There’s also a subtler risk: the potential for a mining arms race. If GPU costs fall significantly, miners might flood networks like Kaspa with new hashrate, compressing profitability and forcing out small operators. The same dynamic occurred in Bitcoin when ASICs became cheap in 2013-2015. The winners were the large-scale miners with access to cheap power and capital. The losers were the hobbyists. If the 2026 hardware narrative triggers a similar wave in GPU mining, it could centralize hashrate in a way that undermines the 'decentralized' claim of these networks.

Where the code meets the chaotic human heart, the story is never just about the hardware. It’s about the incentives, the greed, the fear, and the hope. This hypothesis is currently a seed. It needs water in the form of concrete product roadmaps from AMD and Intel, third-party benchmarks showing parity or superiority, and a shift in developer mindshare away from CUDA. Until then, treat it as a thought experiment, not a trade signal.

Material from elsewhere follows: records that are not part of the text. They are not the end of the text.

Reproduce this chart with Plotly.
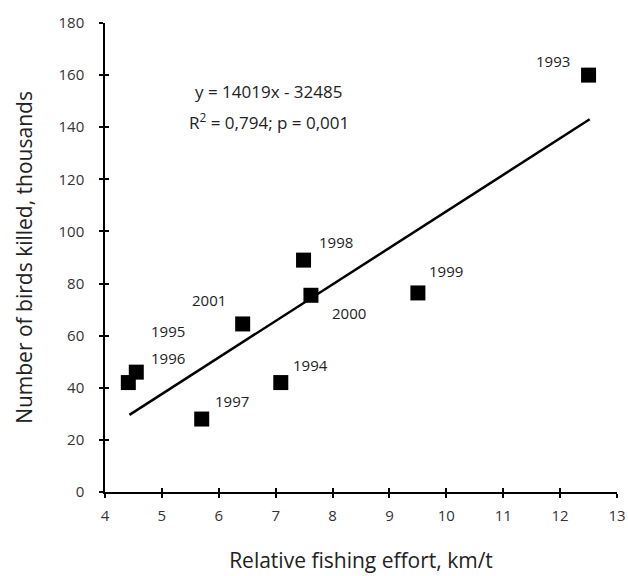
import plotly.graph_objects as go

years = ["1993", "1994", "1995", "1996", "1997", "1998", "1999", "2000", "2001"]
effort = [12.5, 7.09, 4.41, 4.55, 5.70, 7.49, 9.50, 7.62, 6.42]
birds = [160, 42, 42, 46, 28, 89, 76.4, 75.5, 64.5]

# label offsets in pixels (ax, ay) for each year
label_dx = [-36, 30, 40, 32, 30, 32, 28, 38, -34]
label_dy = [-14, -18, -52, -14, -18, -18, -22, 18, -24]

slope = 14.019
intercept = -32.485
fit_x = [4.43, 12.52]
fit_y = [slope * v + intercept for v in fit_x]

FONT = "Open Sans"
TXT = "#222"

fig = go.Figure()
fig.add_trace(go.Scatter(x=fit_x, y=fit_y, mode="lines",
                         line=dict(color="black", width=2.5), hoverinfo="skip",
                         showlegend=False))
fig.add_trace(go.Scatter(x=effort, y=birds, mode="markers",
                         marker=dict(symbol="square", size=15, color="black"),
                         showlegend=False))
# overlay axes for inside ticks (cross-style ticks)
fig.add_trace(go.Scatter(x=[None], y=[None], xaxis="x2", yaxis="y2", showlegend=False))

for yr, xv, yv, dx, dy in zip(years, effort, birds, label_dx, label_dy):
    fig.add_annotation(x=xv, y=yv, text=yr, showarrow=True, arrowcolor="rgba(0,0,0,0)",
                       ax=dx, ay=dy, font=dict(family=FONT, size=15, color=TXT))

fig.add_annotation(x=0.32, y=0.855, xref="paper", yref="paper", showarrow=False,
                   xanchor="center", yanchor="middle",
                   text="y = 14019x - 32485", font=dict(family=FONT, size=17, color=TXT))
fig.add_annotation(x=0.32, y=0.789, xref="paper", yref="paper", showarrow=False,
                   xanchor="center", yanchor="middle",
                   text="R<sup>2</sup> = 0,794; p = 0,001", font=dict(family=FONT, size=17, color=TXT))

axis_common = dict(showgrid=False, zeroline=False, showline=True, linecolor="black",
                   linewidth=1.5, ticks="outside", ticklen=4, tickwidth=1.5, tickcolor="black",
                   tickfont=dict(family=FONT, size=15, color="#333"))

fig.update_layout(
    width=628, height=576,
    margin=dict(l=105, r=11, t=23, b=84),
    plot_bgcolor="white", paper_bgcolor="white",
    xaxis=dict(range=[4, 13], dtick=1, tick0=4, automargin=False, ticklabelstandoff=5,
               title=dict(text="Relative fishing effort, km/t", standoff=30,
                          font=dict(family=FONT, size=21, color=TXT)),
               **axis_common),
    yaxis=dict(range=[0, 180], dtick=20, tick0=0, automargin=False, ticklabelstandoff=12,
               title=dict(text="Number of birds killed, thousands", standoff=20,
                          font=dict(family=FONT, size=21, color=TXT)),
               **axis_common),
    xaxis2=dict(range=[4, 13], dtick=1, tick0=4, overlaying="x", anchor="y2",
                showgrid=False, zeroline=False, showline=False, showticklabels=False,
                ticks="inside", ticklen=4, tickwidth=1.5, tickcolor="black", side="bottom",
                automargin=False),
    yaxis2=dict(range=[0, 180], dtick=20, tick0=0, overlaying="y", anchor="x2",
                showgrid=False, zeroline=False, showline=False, showticklabels=False,
                ticks="inside", ticklen=4, tickwidth=1.5, tickcolor="black", side="left",
                automargin=False),
)

fig.write_html("out.html")
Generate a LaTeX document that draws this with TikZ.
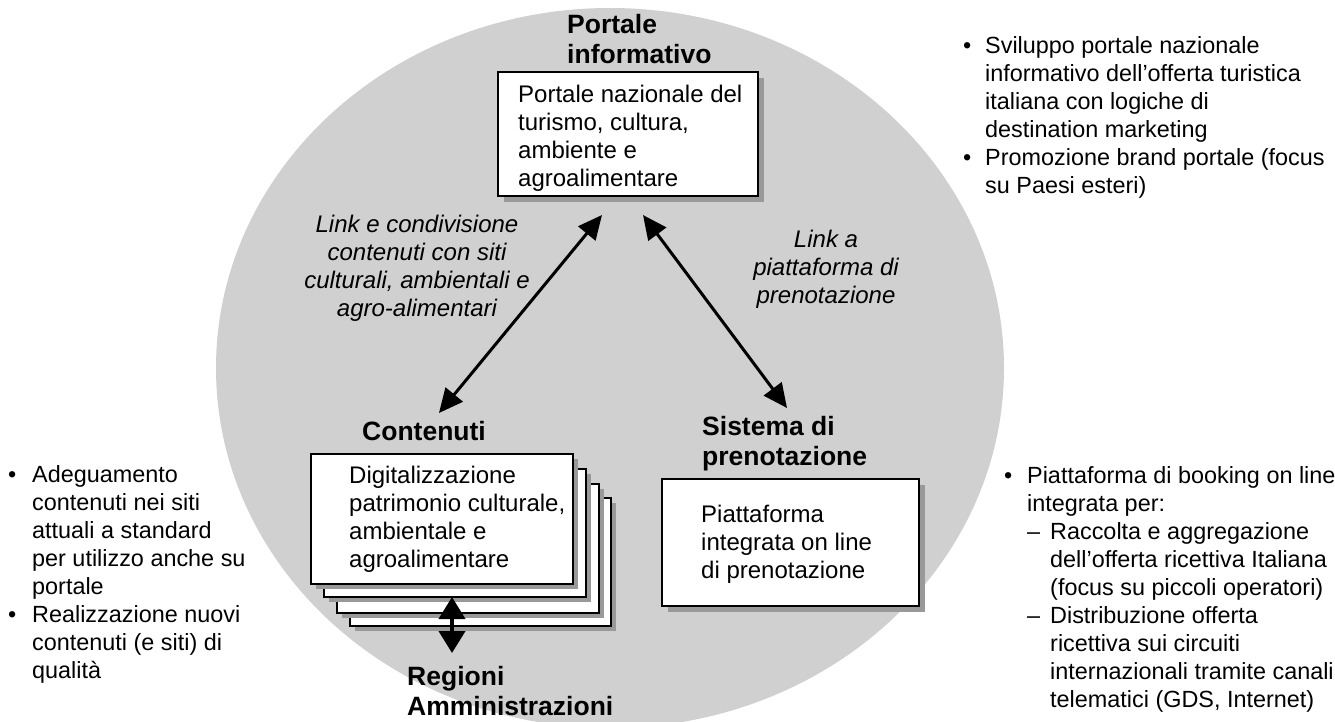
\documentclass[tikz,border=0pt]{standalone}
\usepackage{fontspec}
\setmainfont{Liberation Sans}
\usetikzlibrary{arrows.meta,shadows}
\definecolor{ellgray}{HTML}{D0D0D0}
\definecolor{shgray}{HTML}{999999}
\begin{document}
\begin{tikzpicture}[x=1pt,y=-1pt,
  body/.style={anchor=north west,inner sep=0pt,font=\fontsize{24}{28}\selectfont},
  blist/.style={anchor=north west,inner sep=0pt,font=\fontsize{23.4}{28}\selectfont},
  ttl/.style={anchor=north west,inner sep=0pt,font=\fontsize{26.5}{30}\selectfont\bfseries},
  lbl/.style={anchor=north,inner sep=0pt,font=\fontsize{24}{28}\selectfont\itshape},
  box/.style={draw=black,line width=2pt,fill=white,anchor=north west,inner sep=0pt},
  shad/.style={drop shadow={shadow xshift=#1,shadow yshift=-#1,fill=shgray,opacity=1}},
  dbl/.style={line width=3pt,{Triangle[length=24pt,width=22pt]}-{Triangle[length=24pt,width=22pt]}},
  vdbl/.style={line width=4pt,{Triangle[length=22pt,width=26pt]}-{Triangle[length=22pt,width=26pt]}}]
\useasboundingbox (0,0) rectangle (1335,721);
\fill[ellgray] (610,368) ellipse [x radius=394, y radius=360];

% top box
\node[box,shad=6pt,minimum width=260pt,minimum height=124pt] (topbox) at (497,71) {};
\node[ttl] (toptitle) at (567,12) {\begin{tabular}{@{}l@{}}Portale\\informativo\end{tabular}};
\node[body] (toptext) at (518,82.4) {\begin{tabular}{@{}l@{}}Portale nazionale del\\turismo, cultura,\\ambiente e\\agroalimentare\end{tabular}};

% contenuti stack
\node[box,shad=5pt,minimum width=261pt,minimum height=128pt] (c4) at (349,497) {};
\node[box,shad=5pt,minimum width=262pt,minimum height=129pt] (c3) at (336,483) {};
\node[box,shad=5pt,minimum width=262pt,minimum height=128pt] (c2) at (323,468) {};
\node[box,shad=5pt,minimum width=262pt,minimum height=130pt] (c1) at (310,453) {};
\node[ttl] (ctitle) at (362,419) {\begin{tabular}{@{}l@{}}Contenuti\end{tabular}};
\node[body] (ctext) at (349,463.4) {\begin{tabular}{@{}l@{}}Digitalizzazione\\patrimonio culturale,\\ambientale e\\agroalimentare\end{tabular}};

% sistema box
\node[box,shad=6pt,minimum width=257pt,minimum height=127pt] (sbox) at (661,478) {};
\node[ttl] (stitle) at (702,414) {\begin{tabular}{@{}l@{}}Sistema di\\prenotazione\end{tabular}};
\node[body] (stext) at (701,502.4) {\begin{tabular}{@{}l@{}}Piattaforma\\integrata on line\\di prenotazione\end{tabular}};

% regioni
\node[ttl] (rtitle) at (407,664) {\begin{tabular}{@{}l@{}}Regioni\\Amministrazioni\end{tabular}};

% labels
\node[lbl] (llab) at (417,212.4) {\begin{tabular}{@{}c@{}}Link e condivisione\\contenuti con siti\\culturali, ambientali e\\agro-alimentari\end{tabular}};
\node[lbl] (rlab) at (826,228) {\begin{tabular}{@{}c@{}}Link a\\piattaforma di\\prenotazione\end{tabular}};

% arrows
\coordinate (la) at (602,215);
\coordinate (lb) at (439,413);
\coordinate (ra) at (643,215);
\coordinate (rb) at (787,408);
\coordinate (va) at (452,597);
\coordinate (vb) at (452,653);
\draw[dbl] (la) -- (lb);
\draw[dbl] (ra) -- (rb);
\draw[vdbl] (va) -- (vb);

% bullets
\node[blist] (tr) at (963,33.4) {\begin{tabular}{@{}l@{}l@{}}\makebox[22pt][l]{•}&Sviluppo portale nazionale\\&informativo dell’offerta turistica\\&italiana con logiche di\\&destination marketing\\•&Promozione brand portale (focus\\&su Paesi esteri)\end{tabular}};
\node[blist] (lft) at (8,462.4) {\begin{tabular}{@{}l@{}l@{}}\makebox[24pt][l]{•}&Adeguamento\\&contenuti nei siti\\&attuali a standard\\&per utilizzo anche su\\&portale\\•&Realizzazione nuovi\\&contenuti (e siti) di\\&qualità\end{tabular}};
\node[blist] (br) at (1004,463.4) {\begin{tabular}{@{}l@{}l@{}l@{}}\makebox[23pt][l]{•}&\multicolumn{2}{@{}l@{}}{Piattaforma di booking on line}\\&\multicolumn{2}{@{}l@{}}{integrata per:}\\&\makebox[23pt][l]{–}&Raccolta e aggregazione\\&&dell’offerta ricettiva Italiana\\&&(focus su piccoli operatori)\\&–&Distribuzione offerta\\&&ricettiva sui circuiti\\&&internazionali tramite canali\\&&telematici (GDS, Internet)\end{tabular}};
\end{tikzpicture}
\end{document}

My takeaway? The next time you see a roadmap update from AMD or Intel, pay attention. But don’t buy the token yet. The chain of causation is fragile, but if it holds, it could rewrite who benefits from the AI gold rush. If it breaks, it’s just another forgotten prophecy in the ledger of crypto’s what-ifs. Rewriting the ledger, one story at a time—but only when the story has evidence to back it.